2. “Return to Sender: Occupant Deceased?”

Two congregations Unitarian Universalist Fellowship of Aspen, Colorado and St. Paul’s Universalist Church, Little Falls, New York reported zero members. Have they disbanded? I am particularly troubled about St. Paul’s, not only for obvious reasons, but because they reported 54 members last year. Anyone have more information?

3. You Don’t Have to Be Federated to Suffer Huge Declines.

Five congregations dropped in membership by 50% or more. Book cleaning is one thing, but jeez. None were huge before, and now they certainly aren’t. Fifteen (robuster) congregations reported fifty or more fewer members this year. Most were members of the large churches’ club, and remain so.
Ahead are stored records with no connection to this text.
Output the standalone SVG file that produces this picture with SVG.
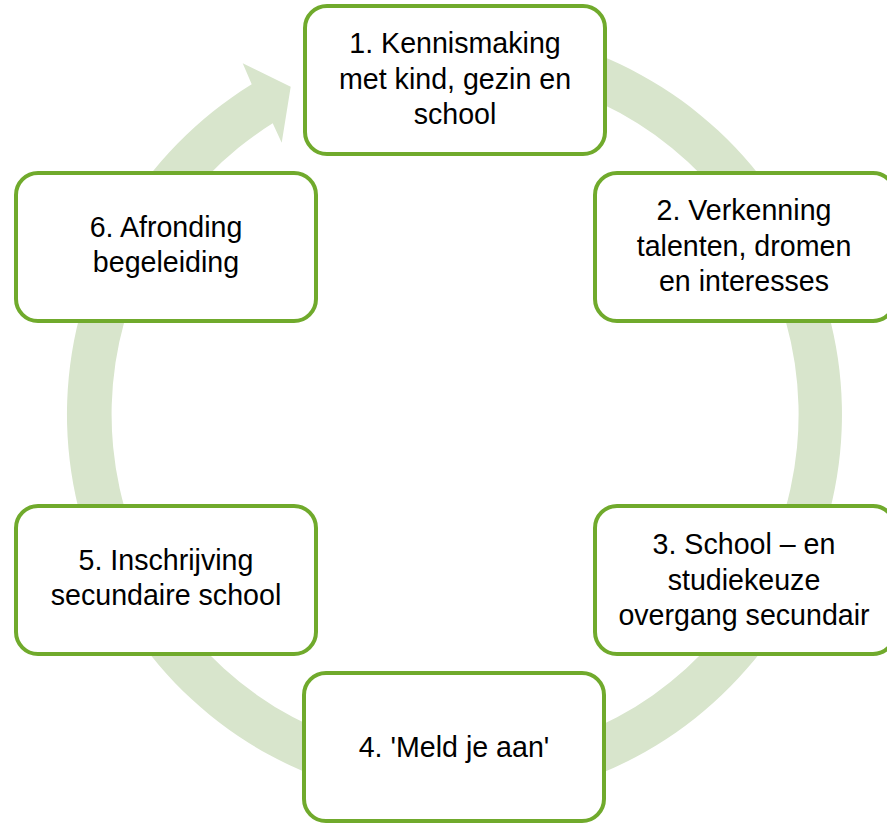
<svg xmlns="http://www.w3.org/2000/svg" width="887" height="823" viewBox="0 0 887 823">
  <style>
    .box { fill: #ffffff; stroke: #70aa2c; stroke-width: 4; }
    .lbl { font-family: "Liberation Sans", Arial, sans-serif; font-size: 28.6px; fill: #000000; text-anchor: middle; }
    .ring { fill: #d8e5cc; stroke: none; }
  </style>
  <rect x="0" y="0" width="887" height="823" fill="#ffffff"/>
  <g id="connectors">
    <path class="ring" d="M 387.2 32.9 A 387.5 387.5 0 1 1 251.7 84.3 L 242.7 63.3 L 290.7 86.7 L 281.7 142.7 L 272.7 123.3 A 343.5 343.5 0 1 0 394.85 76.2 Z"/>
  </g>
  <g id="node1">
    <rect class="box" x="305" y="6" width="300" height="148" rx="22"/>
    <text class="lbl" x="455" y="53">1. Kennismaking</text>
    <text class="lbl" x="455" y="88.5">met kind, gezin en</text>
    <text class="lbl" x="455" y="124">school</text>
  </g>
  <g id="node2">
    <rect class="box" x="595" y="173" width="300" height="148" rx="22"/>
    <text class="lbl" x="744" y="220">2. Verkenning</text>
    <text class="lbl" x="744" y="255.5">talenten, dromen</text>
    <text class="lbl" x="744" y="291">en interesses</text>
  </g>
  <g id="node3">
    <rect class="box" x="595" y="506" width="300" height="148" rx="22"/>
    <text class="lbl" x="744" y="554">3. School – en</text>
    <text class="lbl" x="744" y="589.5">studiekeuze</text>
    <text class="lbl" x="744" y="625">overgang secundair</text>
  </g>
  <g id="node4">
    <rect class="box" x="304" y="673" width="300" height="148" rx="22"/>
    <text class="lbl" x="454" y="757">4. 'Meld je aan'</text>
  </g>
  <g id="node5">
    <rect class="box" x="16" y="506" width="300" height="148" rx="22"/>
    <text class="lbl" x="166" y="570">5. Inschrijving</text>
    <text class="lbl" x="166" y="605">secundaire school</text>
  </g>
  <g id="node6">
    <rect class="box" x="16" y="173" width="300" height="148" rx="22"/>
    <text class="lbl" x="166" y="237">6. Afronding</text>
    <text class="lbl" x="166" y="272">begeleiding</text>
  </g>
</svg>
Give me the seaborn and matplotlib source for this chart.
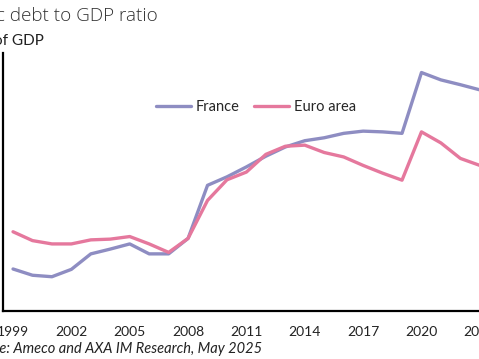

4. Little new congregations aren’t really helping.

The nine congregations that joined the UUA in 2003 (no news about 2004) dropped in collective membership from 311 to 306. Assuming that the one that didn’t certify remained the same. (See #6.) Of course, I still bet they’re a cheaper growth option than the in-the-works quick-start church . . . .

5. The silent middle is stagnant.

Can you believe that 108 of the congregations that did certify reported no change at all? (I believe they did, but no, I don’t believe it. I suspect that these churches need to do some book cleaning. Been there, done that.)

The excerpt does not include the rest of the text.